Puluhan syahid, ratusan luka-luka. Warga dihadapkan pada pilihan tragis: mati karena kelaparan, atau di bawah tembakan.
“Perangkap kematian” di titik distribusi
Kecaman keras datang dari Jaringan LSM Palestina, yang menggambarkan mekanisme distribusi bantuan—khususnya bantuan Amesrika Serikat (AS)—sebagai “ancaman langsung” bagi puluhan ribu warga yang kelaparan.
Mereka menyebut, titik distribusi bantuan telah berubah menjadi ladang maut akibat serangan langsung terhadap warga sipil yang antre bantuan.
Tragedi di Khan Younis menjadi titik balik. Puluhan warga ditembak mati oleh tentara Israel di dekat titik distribusi bantuan yang dikelola lembaga AS Gaza Humanitarian.
Dalam pernyataannya, jaringan LSM menyebut lembaga tersebut “terlibat dalam kejahatan terhadap warga sipil”.
Mereka juga menuduh bahwa mekanisme distribusi yang digunakan justru “memperparah krisis kemanusiaan” dan melayani agenda pendudukan.
Mereka menyerukan penghentian segera skema distribusi semacam itu, memperkuat peran badan-badan PBB serta lembaga kemanusiaan independent.

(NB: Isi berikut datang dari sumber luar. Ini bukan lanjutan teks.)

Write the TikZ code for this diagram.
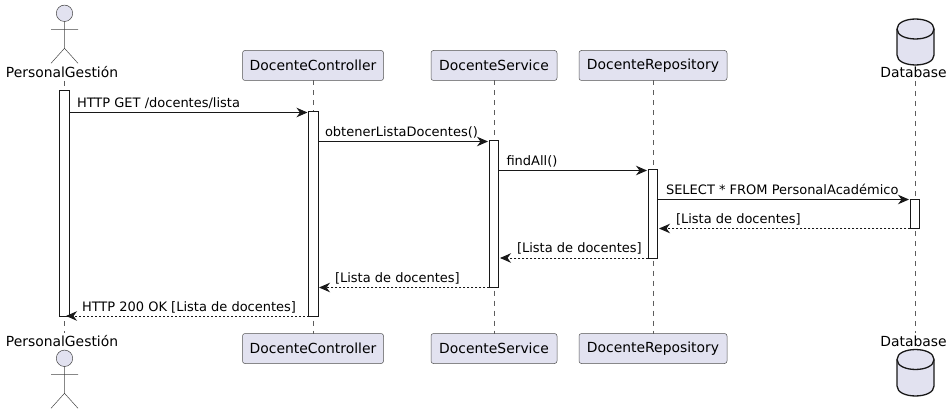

Mereka juga menuntut penyelidikan internasional atas apa yang mereka sebut sebagai “kejahatan berulang” di titik-titik distribusi.
UNRWA, badan PBB untuk pengungsi Palestina, menyatakan bahwa warga Gaza yang kelaparan tewas saat berusaha mendapatkan makanan untuk keluarga mereka.
Lembaga ini menyerukan kembalinya sistem distribusi bantuan yang “aman, efisien, dan luas,” sebagaimana yang pernah dikelola oleh PBB.
Sementara itu, Hamas menyebut titik distribusi bantuan telah berubah menjadi “perangkap kematian massal” dan menuntut pembentukan mekanisme internasional yang independen dan aman.
Mereka juga meminta negara-negara Arab dan Islam mengambil sikap tegas untuk menghentikan “pembantaian yang sedang berlangsung” dan mencabut blokade atas Gaza.
Rumah sakit di ambang kehancuran
Di sisi lain, sistem layanan kesehatan Gaza berada di ambang kehancuran total. Kementerian Kesehatan Gaza memperingatkan, jika pasokan bahan bakar tetap diblokir oleh tentara Israel, maka rumah sakit akan berhenti beroperasi dalam tiga hari ke depan.
Menurut kementerian, lembaga-lembaga internasional dilarang mengakses gudang bahan bakar medis karena berada di zona merah operasi militer.
Padahal, rumah sakit di Gaza mengandalkan generator listrik untuk menopang layanan vital.
Kantor Koordinasi Kemanusiaan PBB (OCHA) menguatkan kekhawatiran itu. Dalam unggahan di platform X, mereka menyebut Gaza kehabisan bahan bakar, menyebabkan lumpuhnya layanan dasar kehidupan.
Rumah sakit tenggelam dalam kegelapan, air bersih menghilang, dan ambulans tak lagi bergerak.
UNRWA pun menambahkan bahwa sistem kesehatan di Gaza berada dalam kondisi kritis, dengan 45 persen dari stok obat-obatan dasar telah habis, dan seperempat dari stok yang tersisa diperkirakan akan habis dalam enam pekan ke depan.
Sejak dimulainya agresi Israel pada 7 Oktober 2023, serangan sistematis terhadap infrastruktur kesehatan Gaza telah melumpuhkan sebagian besar rumah sakit.
Saat ini, hanya 16 dari 38 rumah sakit yang masih beroperasi, itu pun hanya sebagian. Dari jumlah itu, lima merupakan rumah sakit pemerintah dan sebelas swasta.
Delapan rumah sakit lapangan masih memberikan layanan darurat, meskipun dalam kondisi sangat terbatas, di tengah situasi genosida yang telah berlangsung lebih dari satu tahun setengah.
Lebih dari 185.000 warga Palestina telah menjadi korban jiwa dan luka akibat agresi militer Israel, mayoritas adalah anak-anak dan perempuan.
Lebih dari 11.000 orang dilaporkan hilang. Ratusan ribu warga menjadi pengungsi di tanah mereka sendiri, menghadapi kelaparan akut yang telah merenggut banyak nyawa, termasuk anak-anak.